What a crock of shit.

Now the company’s actions and decisions won’t be subjected to the probing questions that could reveal the extent of their negligence and misconduct. This avoidance of cross-examination is a disservice to the victims’ families and the public, who deserve to see a full and transparent investigation.

Boeing will now have to pay a $244 million criminal fine, spend $455 million over three years to "improve compliance and safety programs," and be monitored by an independent overseer (who I'm sure will be independent and have zero ties to Boeing or a lobbying firm). ALL of this pales in comparison to the gravity of the crime. Three years of court-supervised probation is a laughably lenient punishment for actions that led to the deaths of 346 people. It’s a mere slap on the wrist for a company that generated $66 billion in revenue last year.

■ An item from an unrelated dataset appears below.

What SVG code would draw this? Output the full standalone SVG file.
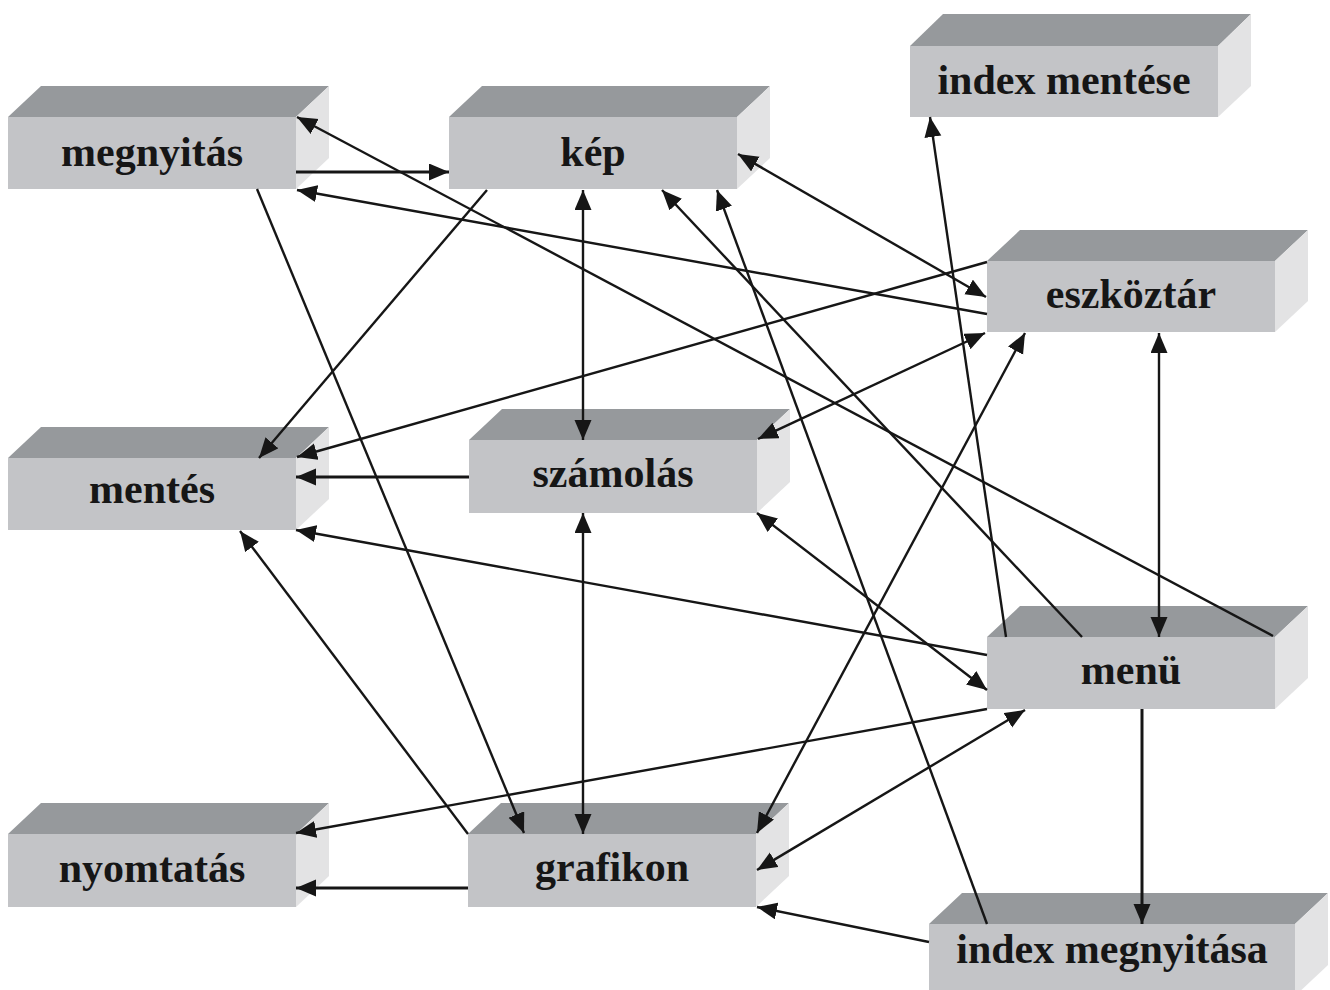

(Sidebar- is $244 million even the price Boeing charges for a 747?)

This all does more than just protect Boeing from harsher penalties. It provides them with a bulletproof vest against true accountability. The plea deal allows Boeing to avoid the harsher consequences that a trial and potential conviction would bring. The victims’ families had called for a $25 BILLION DOLLAR fine and for Boeing to be prosecuted at trial without concessions. Instead, they received a deal that falls woefully short of real justice. It lets the company escape the full measure of justice, silences whistleblowers, and erodes public trust in the legal system’s ability to hold powerful corporations accountable.

p.s. - lol at "as part of the plea deal, Boeing's board of directors agreed to meet with families of the victims"… You mean they haven't met with them already? Like right after they died? Nothing shows you care like being forced by the courts to do it.